» **Problem description**
From the listing below, pull out all lines with "this" in them.

Entries from a dataset
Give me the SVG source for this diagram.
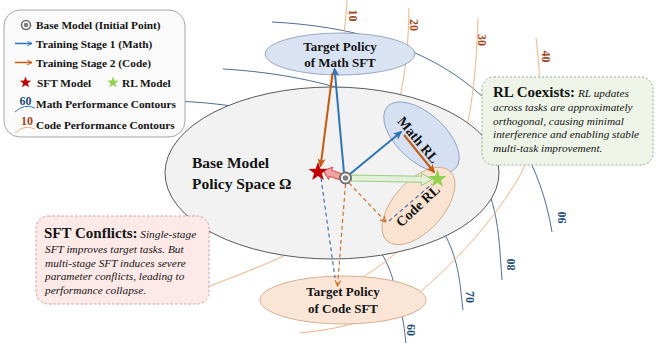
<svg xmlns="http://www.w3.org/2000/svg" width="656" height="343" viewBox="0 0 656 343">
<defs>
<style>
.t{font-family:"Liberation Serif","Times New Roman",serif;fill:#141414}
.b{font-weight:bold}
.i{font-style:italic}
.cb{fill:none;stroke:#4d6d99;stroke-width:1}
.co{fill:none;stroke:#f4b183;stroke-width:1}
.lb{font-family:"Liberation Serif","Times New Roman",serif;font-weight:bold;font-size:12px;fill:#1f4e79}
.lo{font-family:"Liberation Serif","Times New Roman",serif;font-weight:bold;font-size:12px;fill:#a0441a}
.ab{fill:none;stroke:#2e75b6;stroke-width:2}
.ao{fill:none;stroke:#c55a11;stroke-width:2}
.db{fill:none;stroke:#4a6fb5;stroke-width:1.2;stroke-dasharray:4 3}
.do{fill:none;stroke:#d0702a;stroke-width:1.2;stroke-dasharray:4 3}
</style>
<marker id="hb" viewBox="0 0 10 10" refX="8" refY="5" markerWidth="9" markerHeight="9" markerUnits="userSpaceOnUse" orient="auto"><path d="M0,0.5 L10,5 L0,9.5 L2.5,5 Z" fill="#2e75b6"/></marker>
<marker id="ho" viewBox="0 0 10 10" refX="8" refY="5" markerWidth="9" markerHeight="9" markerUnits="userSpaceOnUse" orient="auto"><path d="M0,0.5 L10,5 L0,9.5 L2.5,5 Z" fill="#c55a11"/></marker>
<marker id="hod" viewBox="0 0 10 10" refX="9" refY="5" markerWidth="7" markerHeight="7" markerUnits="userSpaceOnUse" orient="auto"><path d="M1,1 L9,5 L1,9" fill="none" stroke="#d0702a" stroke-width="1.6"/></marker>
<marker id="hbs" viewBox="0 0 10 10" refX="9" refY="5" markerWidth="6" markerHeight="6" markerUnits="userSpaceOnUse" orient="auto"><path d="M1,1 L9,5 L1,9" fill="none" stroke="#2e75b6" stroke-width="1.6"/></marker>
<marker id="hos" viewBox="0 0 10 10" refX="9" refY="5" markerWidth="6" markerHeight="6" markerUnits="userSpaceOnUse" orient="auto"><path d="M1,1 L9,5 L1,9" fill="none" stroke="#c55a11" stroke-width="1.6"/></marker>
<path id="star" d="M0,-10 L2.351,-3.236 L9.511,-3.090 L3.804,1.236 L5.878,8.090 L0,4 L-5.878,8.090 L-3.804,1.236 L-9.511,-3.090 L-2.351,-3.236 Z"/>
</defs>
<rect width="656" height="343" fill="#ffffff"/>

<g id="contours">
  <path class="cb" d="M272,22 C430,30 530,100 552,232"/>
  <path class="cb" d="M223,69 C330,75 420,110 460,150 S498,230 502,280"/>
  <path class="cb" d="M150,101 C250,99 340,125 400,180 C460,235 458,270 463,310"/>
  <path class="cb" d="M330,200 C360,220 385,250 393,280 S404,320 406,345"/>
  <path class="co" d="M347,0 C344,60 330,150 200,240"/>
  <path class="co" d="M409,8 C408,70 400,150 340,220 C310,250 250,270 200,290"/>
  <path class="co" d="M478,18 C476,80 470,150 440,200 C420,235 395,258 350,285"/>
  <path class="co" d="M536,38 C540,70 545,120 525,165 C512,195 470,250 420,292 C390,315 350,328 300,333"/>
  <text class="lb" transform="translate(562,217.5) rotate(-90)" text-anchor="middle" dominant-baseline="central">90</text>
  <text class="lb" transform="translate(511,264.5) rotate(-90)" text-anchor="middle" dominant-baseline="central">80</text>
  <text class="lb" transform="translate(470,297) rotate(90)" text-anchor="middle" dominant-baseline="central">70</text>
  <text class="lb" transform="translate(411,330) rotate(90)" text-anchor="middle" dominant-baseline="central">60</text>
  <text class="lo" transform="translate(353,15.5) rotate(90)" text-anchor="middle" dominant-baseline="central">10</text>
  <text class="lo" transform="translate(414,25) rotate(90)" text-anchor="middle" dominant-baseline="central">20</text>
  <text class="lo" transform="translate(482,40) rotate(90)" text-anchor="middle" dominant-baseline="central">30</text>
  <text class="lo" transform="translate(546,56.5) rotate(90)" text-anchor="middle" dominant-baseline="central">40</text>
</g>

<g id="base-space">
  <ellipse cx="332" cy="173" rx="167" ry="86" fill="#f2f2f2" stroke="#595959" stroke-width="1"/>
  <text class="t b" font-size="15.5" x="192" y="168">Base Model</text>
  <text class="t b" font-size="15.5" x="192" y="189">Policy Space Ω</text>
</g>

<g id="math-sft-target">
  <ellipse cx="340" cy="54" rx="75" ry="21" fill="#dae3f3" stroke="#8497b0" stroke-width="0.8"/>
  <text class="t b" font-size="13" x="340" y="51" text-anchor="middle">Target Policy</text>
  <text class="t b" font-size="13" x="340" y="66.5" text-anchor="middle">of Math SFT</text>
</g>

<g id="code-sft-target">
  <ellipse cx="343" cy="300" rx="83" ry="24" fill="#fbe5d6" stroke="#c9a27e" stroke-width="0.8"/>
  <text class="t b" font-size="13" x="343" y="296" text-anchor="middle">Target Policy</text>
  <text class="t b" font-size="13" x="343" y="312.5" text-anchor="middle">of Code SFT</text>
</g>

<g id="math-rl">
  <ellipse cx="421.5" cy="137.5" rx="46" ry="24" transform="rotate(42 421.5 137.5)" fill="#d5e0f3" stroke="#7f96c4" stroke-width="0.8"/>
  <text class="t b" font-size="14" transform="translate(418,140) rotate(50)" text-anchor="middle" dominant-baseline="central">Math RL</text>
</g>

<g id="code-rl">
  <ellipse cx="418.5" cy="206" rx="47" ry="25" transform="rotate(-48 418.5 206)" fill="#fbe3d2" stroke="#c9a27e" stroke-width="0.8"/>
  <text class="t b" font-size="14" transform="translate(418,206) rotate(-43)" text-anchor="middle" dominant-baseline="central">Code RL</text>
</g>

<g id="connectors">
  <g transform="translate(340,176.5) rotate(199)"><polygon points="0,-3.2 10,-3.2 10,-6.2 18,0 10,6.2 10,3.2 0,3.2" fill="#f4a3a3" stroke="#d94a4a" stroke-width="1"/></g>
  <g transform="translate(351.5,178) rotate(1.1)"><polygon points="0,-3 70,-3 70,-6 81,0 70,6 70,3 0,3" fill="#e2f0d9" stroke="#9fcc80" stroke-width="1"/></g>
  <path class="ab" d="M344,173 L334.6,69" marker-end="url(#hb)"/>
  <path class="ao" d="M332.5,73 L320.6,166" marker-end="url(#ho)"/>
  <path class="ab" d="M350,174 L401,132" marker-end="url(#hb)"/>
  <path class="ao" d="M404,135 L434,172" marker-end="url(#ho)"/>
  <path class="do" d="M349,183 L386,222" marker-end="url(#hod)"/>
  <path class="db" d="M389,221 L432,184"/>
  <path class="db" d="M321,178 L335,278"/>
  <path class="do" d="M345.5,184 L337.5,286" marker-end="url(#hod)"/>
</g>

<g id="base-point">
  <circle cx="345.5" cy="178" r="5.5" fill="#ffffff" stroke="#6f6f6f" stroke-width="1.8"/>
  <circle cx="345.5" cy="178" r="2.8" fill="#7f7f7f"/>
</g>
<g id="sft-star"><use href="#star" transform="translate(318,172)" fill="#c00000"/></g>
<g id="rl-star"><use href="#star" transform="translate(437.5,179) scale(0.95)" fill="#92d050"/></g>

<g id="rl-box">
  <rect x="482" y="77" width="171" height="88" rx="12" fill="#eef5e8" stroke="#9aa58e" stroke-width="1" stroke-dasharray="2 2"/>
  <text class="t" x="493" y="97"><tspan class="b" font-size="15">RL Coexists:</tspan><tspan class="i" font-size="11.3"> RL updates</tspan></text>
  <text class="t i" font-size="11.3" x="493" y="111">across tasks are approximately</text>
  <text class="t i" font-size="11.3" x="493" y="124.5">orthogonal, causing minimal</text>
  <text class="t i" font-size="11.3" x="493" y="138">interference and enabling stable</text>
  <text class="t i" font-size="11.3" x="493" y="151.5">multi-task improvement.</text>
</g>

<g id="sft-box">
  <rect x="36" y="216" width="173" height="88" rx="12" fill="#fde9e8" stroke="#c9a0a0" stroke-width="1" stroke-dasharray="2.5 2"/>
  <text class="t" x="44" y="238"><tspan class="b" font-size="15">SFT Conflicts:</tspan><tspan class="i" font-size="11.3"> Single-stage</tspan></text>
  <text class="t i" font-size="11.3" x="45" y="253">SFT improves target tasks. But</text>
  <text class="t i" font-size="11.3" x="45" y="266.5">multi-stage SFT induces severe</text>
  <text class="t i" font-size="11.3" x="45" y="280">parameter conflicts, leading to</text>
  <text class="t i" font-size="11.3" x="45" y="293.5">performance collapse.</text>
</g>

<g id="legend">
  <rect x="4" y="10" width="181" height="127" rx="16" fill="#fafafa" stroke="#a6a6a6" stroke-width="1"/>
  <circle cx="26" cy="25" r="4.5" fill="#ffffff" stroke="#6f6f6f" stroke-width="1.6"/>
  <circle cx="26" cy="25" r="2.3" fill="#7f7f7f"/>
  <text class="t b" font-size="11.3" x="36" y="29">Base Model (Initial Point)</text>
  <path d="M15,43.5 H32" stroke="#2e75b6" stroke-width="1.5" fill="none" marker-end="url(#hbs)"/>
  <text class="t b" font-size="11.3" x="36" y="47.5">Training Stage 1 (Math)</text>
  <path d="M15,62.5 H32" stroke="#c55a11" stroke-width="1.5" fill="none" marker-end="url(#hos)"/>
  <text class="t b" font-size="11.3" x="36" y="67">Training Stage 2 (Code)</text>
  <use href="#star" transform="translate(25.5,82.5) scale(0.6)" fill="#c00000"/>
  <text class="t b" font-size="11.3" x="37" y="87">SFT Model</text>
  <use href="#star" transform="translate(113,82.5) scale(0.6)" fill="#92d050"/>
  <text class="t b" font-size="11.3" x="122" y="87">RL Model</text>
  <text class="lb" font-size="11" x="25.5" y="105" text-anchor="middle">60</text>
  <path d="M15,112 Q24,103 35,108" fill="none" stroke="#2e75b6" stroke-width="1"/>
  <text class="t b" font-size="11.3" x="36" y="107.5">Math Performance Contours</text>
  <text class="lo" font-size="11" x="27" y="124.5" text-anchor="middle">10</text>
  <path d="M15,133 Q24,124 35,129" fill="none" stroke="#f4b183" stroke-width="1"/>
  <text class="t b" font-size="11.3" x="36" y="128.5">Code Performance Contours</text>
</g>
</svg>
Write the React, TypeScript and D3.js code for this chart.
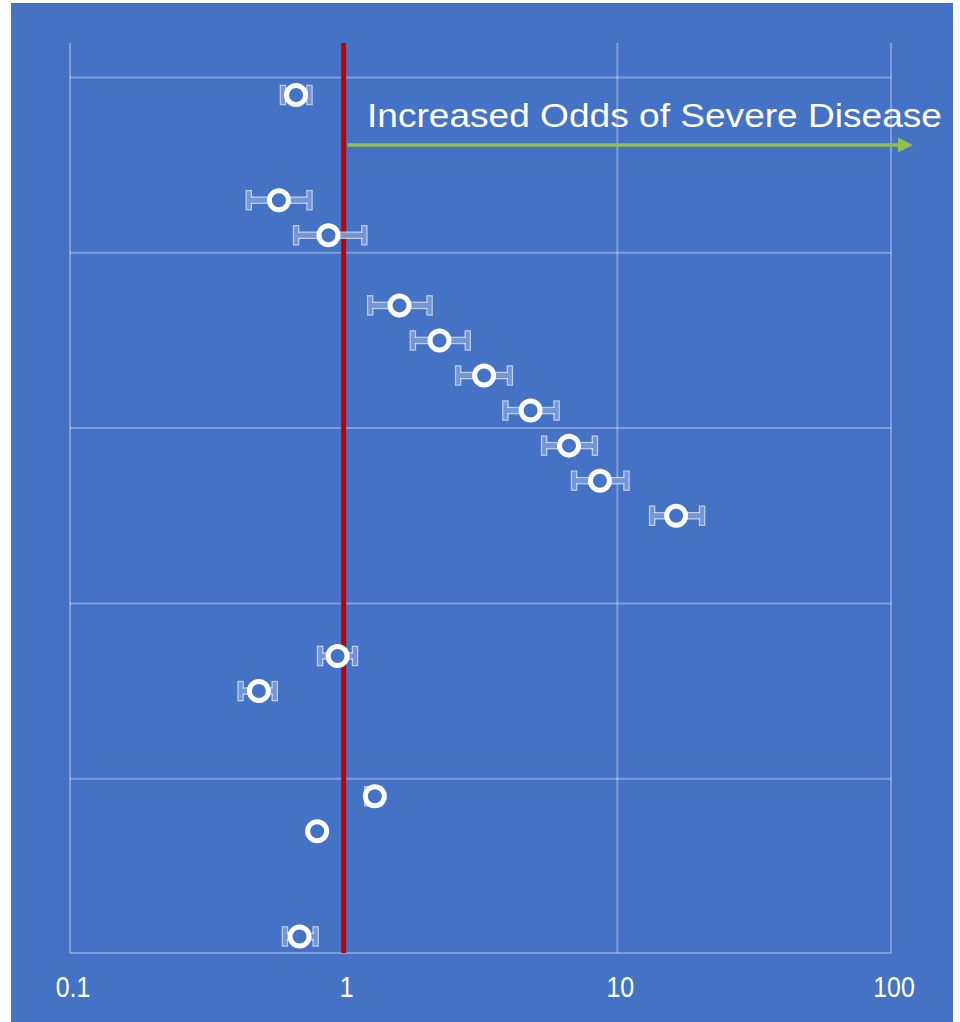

» **Output**
Give me the SVG source for this diagram.
Write the React, TypeScript and D3.js code for this chart.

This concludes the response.